Se autodefinia, ironicamente, como “preto, pobre e puto”, uma vanguardista na época em que esta questão LGTBQIP+ sequer era discutida. Lu não escondia e se promovia. Era esvoaçante. Norberto Hoffmann e eu, que frequentávamos a Esquina Maldita, fomos conhecidos da Nega Lu. Ela sempre parava na nossa mesa para bater um papo, ou para beber, às nossas custas, alguma coisa ou comer sanduíche aberto, o grande e mais pedido prato do Alaska.
Menino Deus
Porto Alegre desta época tinha suas figuras exóticas – Terezinha Morango no futebol e Bataclã no atletismo e com suas comidas vegetarianas -, mas ninguém superava em estrelismo na paisagem urbana como a Nega Lu. “Lu não era homem, nem mulher, também não era drag queen ou travesti. Então, o que era? Dava um nó na cabeça das pessoas. Era uma lady de voz grave e barba malfeita”, segundo diz o ator Renato Del Campão.
Morava no Menino Deus e por ali fez a sua vida, além de todos os lugares boêmios da cidade. Era rainha, mas podia ser rei, se quisesse. Assumindo publicamente a sua homossexualidade, passeava com seu estilo livre, “com charme e completamente alheia aos olhares desaprovadores”, afirma o jornalista Norberto Hoffmann. “Era inigualável, ninguém ganhava dela em simpatia. Uma figurinha carimbada, em todos os sentidos”, diz.
O livro Nega Lu – Uma Dama de Barba Malfeita ganhou o Prêmio AGES (Associação Gaúcha de Escritores) de Livro do Ano, na categoria Não Ficção, em 2016 ( edição esgotada). Além do livro, a personagem foi reverenciada num curta-metragem produzido pelo jornal dirigido ao público LGBT Nuances e o Coletivo Catarse, disponível no YouTube.

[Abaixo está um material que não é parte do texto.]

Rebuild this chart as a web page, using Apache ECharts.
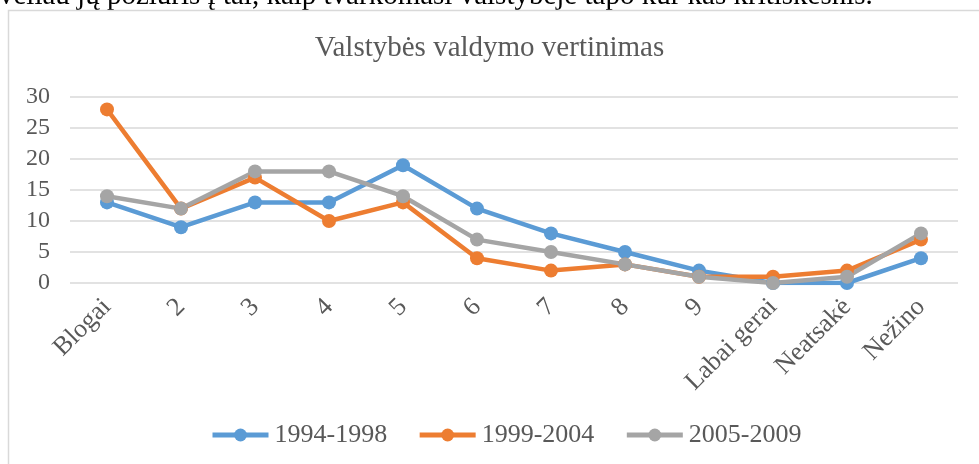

Nega Lu morreu em 2005, aos 55 anos, de complicações decorrentes de insuficiência cardíaca. Estava obeso, sem dinheiro, cuidado por alguns parentes, mas os amigos sumiram do mapa. Bebeu e fumou demais. Teve uma vida altamente eletrizante.
Paulo César Teixeira
Paulo César Teixeira escreveu o livro como uma grande reportagem. É uma biografia perfeita, com leitura fácil sobre um dos grandes personagens folclóricos – ou não – de Porto Alegre. Teixeira frequentou a Esquina Maldita na segunda metade da década de 1970, a princípio quando estudava no Julinho e depois como aluno do curso de Comunicação Social da Ufrgs.
Com textos em Istoé, Veja, Época, Folha de S. Paulo, O Estado de S. Paulo e Diário do Sul entre outras publicações, lançou em 2010 o livro Darcy Alves – Vida nas cordas do violão (Editora Libretos), biografia do violonista Darcy Alves, parceiro de boemia de Lupicínio Rodrigues.
Em 2005 e 2008 Paulo César, conhecido também como Foguinho, recebeu o Prêmio ARI (Associação Riograndense de Imprensa) de Reportagem Cultural por Um certo Erico Veríssimo e A Rua da Margem, ambas publicadas na revista Aplauso. Em 2012 o autor lançou o livro Esquina Maldita (Editora Libretos) e em 2015 lançou o livro Nega Lu – Uma dama de barba malfeita (Editora Libretos).